Give back every line exactly as it appears, pictures excluded.
——
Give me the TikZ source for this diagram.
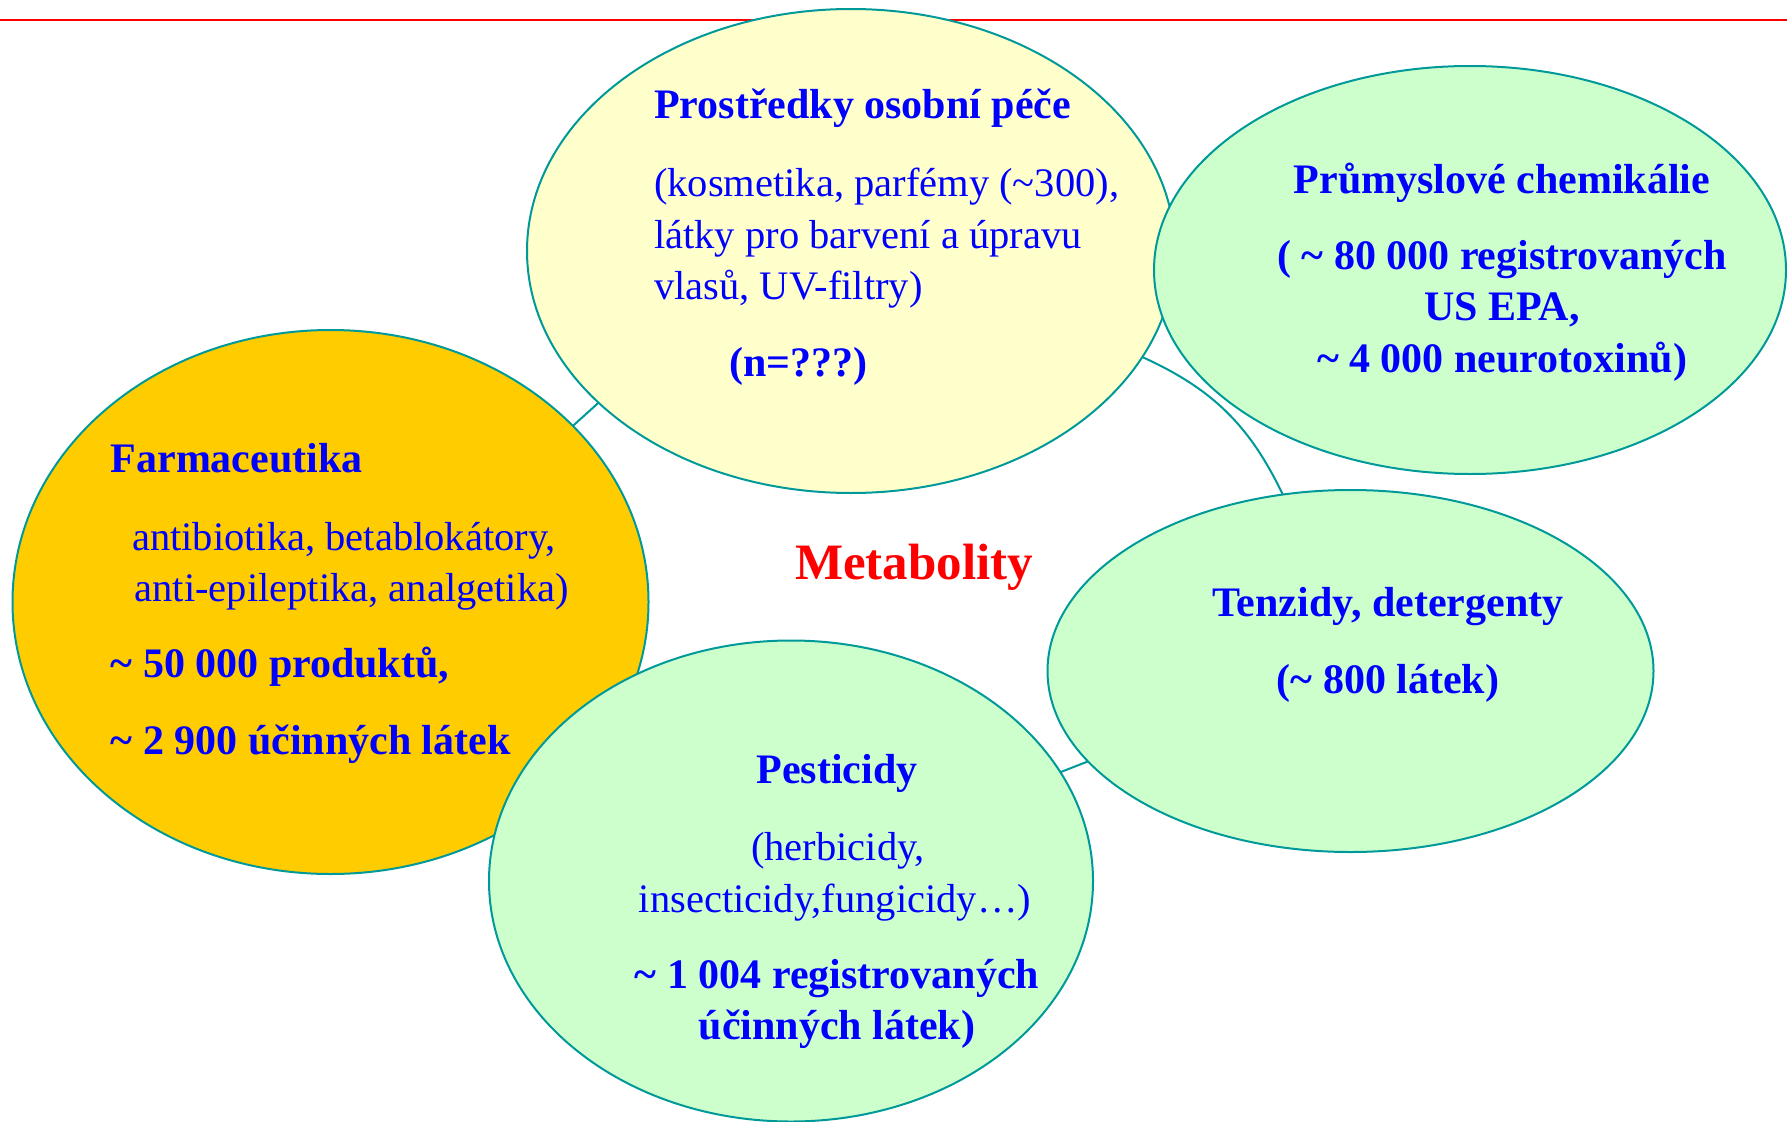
\documentclass[tikz,border=0pt]{standalone}
\usepackage{fontspec}
\setmainfont{Liberation Serif}
\usetikzlibrary{shapes.geometric}
\definecolor{rim}{HTML}{009999}
\definecolor{yell}{HTML}{FFFFCC}
\definecolor{grn}{HTML}{CCFFCC}
\definecolor{orng}{HTML}{FFCC00}
\newcommand{\tld}{\textasciitilde}
\begin{document}
\begin{tikzpicture}[x=1pt,y=-1pt,
  bub/.style={ellipse, draw=rim, line width=2pt, inner sep=0pt, outer sep=0pt},
  bt/.style={text=blue, font=\fontsize{42}{50}\selectfont\bfseries, inner sep=0pt},
  rt/.style={text=blue, font=\fontsize{40.5}{48}\selectfont, inner sep=0pt},
  link/.style={draw=rim, line width=2pt}]
\useasboundingbox (0,0) rectangle (1787,1121);
\coordinate (rl) at (0,20);
\coordinate (rr) at (1787,20);
\draw[red, line width=2pt] (rl) -- (rr);
% bubbles
\node[bub, fill=yell, minimum width=648pt, minimum height=484pt] (pece) at (851,251) {};
\node[bub, fill=grn, minimum width=632pt, minimum height=408pt] (prum) at (1470,270) {};
\node[bub, fill=orng, minimum width=636pt, minimum height=544pt] (farm) at (330.5,602) {};
\node[bub, fill=grn, minimum width=606pt, minimum height=362pt] (tenz) at (1350.5,671) {};
\node[bub, fill=grn, minimum width=604pt, minimum height=481pt] (pest) at (791,881) {};
% connectors
\draw[link] (farm.36) -- (pece.211);
\draw[link] (pece.-20) to[bend left=20] (tenz.111);
\draw[link] (pest.22) -- (tenz.199);
% texts: osobni pece
\node[bt, anchor=base west] (p1) at (654,119) {Prostředky osobní péče};
\node[rt, anchor=base west] (p2) at (654,196) {(kosmetika, parfémy (\tld300),};
\node[rt, anchor=base west] (p3) at (654,248) {látky pro barvení a úpravu};
\node[rt, anchor=base west] (p4) at (654,299) {vlasů, UV-filtry)};
\node[bt, anchor=base west] (p5) at (729,376) {(n=???)};
% prumyslove
\node[bt, anchor=base] (c1) at (1502,193) {Průmyslové chemikálie};
\node[bt, anchor=base] (c2) at (1502,269) {( \tld\ 80 000 registrovaných};
\node[bt, anchor=base] (c3) at (1502,320) {US EPA,};
\node[bt, anchor=base] (c4) at (1502,372) {\tld\ 4 000 neurotoxinů)};
% farmaceutika
\node[bt, anchor=base west] (f1) at (110.5,472) {Farmaceutika};
\node[rt, anchor=base west] (f2) at (132,550) {antibiotika, betablokátory,};
\node[rt, anchor=base west] (f3) at (134.5,601) {anti-epileptika, analgetika)};
\node[bt, anchor=base west] (f4) at (110.5,677) {\tld\ 50 000 produktů,};
\node[bt, anchor=base west] (f5) at (110.5,754) {\tld\ 2 900 účinných látek};
% metabolity
\node[text=red, font=\fontsize{51}{60}\selectfont\bfseries, inner sep=0pt, anchor=base] (met) at (914,579) {Metabolity};
% tenzidy
\node[bt, anchor=base] (t1) at (1388,616) {Tenzidy, detergenty};
\node[bt, anchor=base] (t2) at (1388,693) {(\tld\ 800 látek)};
% pesticidy
\node[bt, anchor=base] (s1) at (837,783) {Pesticidy};
\node[rt, anchor=base] (s2) at (838,860) {(herbicidy,};
\node[rt, anchor=base] (s3) at (835,912) {insecticidy,fungicidy…)};
\node[bt, anchor=base] (s4) at (837,988) {\tld\ 1 004 registrovaných};
\node[bt, anchor=base] (s5) at (837,1039) {účinných látek)};
\end{tikzpicture}
\end{document}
——
# Exercise output:
Give me the TikZ source for this diagram.
\documentclass[tikz,border=0pt]{standalone}
\usepackage{fontspec}
\setmainfont{Liberation Serif}
\usetikzlibrary{shapes.geometric}
\definecolor{rim}{HTML}{009999}
\definecolor{yell}{HTML}{FFFFCC}
\definecolor{grn}{HTML}{CCFFCC}
\definecolor{orng}{HTML}{FFCC00}
\newcommand{\tld}{\textasciitilde}
\begin{document}
\begin{tikzpicture}[x=1pt,y=-1pt,
  bub/.style={ellipse, draw=rim, line width=2pt, inner sep=0pt, outer sep=0pt},
  bt/.style={text=blue, font=\fontsize{42}{50}\selectfont\bfseries, inner sep=0pt},
  rt/.style={text=blue, font=\fontsize{40.5}{48}\selectfont, inner sep=0pt},
  link/.style={draw=rim, line width=2pt}]
\useasboundingbox (0,0) rectangle (1787,1121);
\coordinate (rl) at (0,20);
\coordinate (rr) at (1787,20);
\draw[red, line width=2pt] (rl) -- (rr);
% bubbles
\node[bub, fill=yell, minimum width=648pt, minimum height=484pt] (pece) at (851,251) {};
\node[bub, fill=grn, minimum width=632pt, minimum height=408pt] (prum) at (1470,270) {};
\node[bub, fill=orng, minimum width=636pt, minimum height=544pt] (farm) at (330.5,602) {};
\node[bub, fill=grn, minimum width=606pt, minimum height=362pt] (tenz) at (1350.5,671) {};
\node[bub, fill=grn, minimum width=604pt, minimum height=481pt] (pest) at (791,881) {};
% connectors
\draw[link] (farm.36) -- (pece.211);
\draw[link] (pece.-20) to[bend left=20] (tenz.111);
\draw[link] (pest.22) -- (tenz.199);
% texts: osobni pece
\node[bt, anchor=base west] (p1) at (654,119) {Prostředky osobní péče};
\node[rt, anchor=base west] (p2) at (654,196) {(kosmetika, parfémy (\tld300),};
\node[rt, anchor=base west] (p3) at (654,248) {látky pro barvení a úpravu};
\node[rt, anchor=base west] (p4) at (654,299) {vlasů, UV-filtry)};
\node[bt, anchor=base west] (p5) at (729,376) {(n=???)};
% prumyslove
\node[bt, anchor=base] (c1) at (1502,193) {Průmyslové chemikálie};
\node[bt, anchor=base] (c2) at (1502,269) {( \tld\ 80 000 registrovaných};
\node[bt, anchor=base] (c3) at (1502,320) {US EPA,};
\node[bt, anchor=base] (c4) at (1502,372) {\tld\ 4 000 neurotoxinů)};
% farmaceutika
\node[bt, anchor=base west] (f1) at (110.5,472) {Farmaceutika};
\node[rt, anchor=base west] (f2) at (132,550) {antibiotika, betablokátory,};
\node[rt, anchor=base west] (f3) at (134.5,601) {anti-epileptika, analgetika)};
\node[bt, anchor=base west] (f4) at (110.5,677) {\tld\ 50 000 produktů,};
\node[bt, anchor=base west] (f5) at (110.5,754) {\tld\ 2 900 účinných látek};
% metabolity
\node[text=red, font=\fontsize{51}{60}\selectfont\bfseries, inner sep=0pt, anchor=base] (met) at (914,579) {Metabolity};
% tenzidy
\node[bt, anchor=base] (t1) at (1388,616) {Tenzidy, detergenty};
\node[bt, anchor=base] (t2) at (1388,693) {(\tld\ 800 látek)};
% pesticidy
\node[bt, anchor=base] (s1) at (837,783) {Pesticidy};
\node[rt, anchor=base] (s2) at (838,860) {(herbicidy,};
\node[rt, anchor=base] (s3) at (835,912) {insecticidy,fungicidy…)};
\node[bt, anchor=base] (s4) at (837,988) {\tld\ 1 004 registrovaných};
\node[bt, anchor=base] (s5) at (837,1039) {účinných látek)};
\end{tikzpicture}
\end{document}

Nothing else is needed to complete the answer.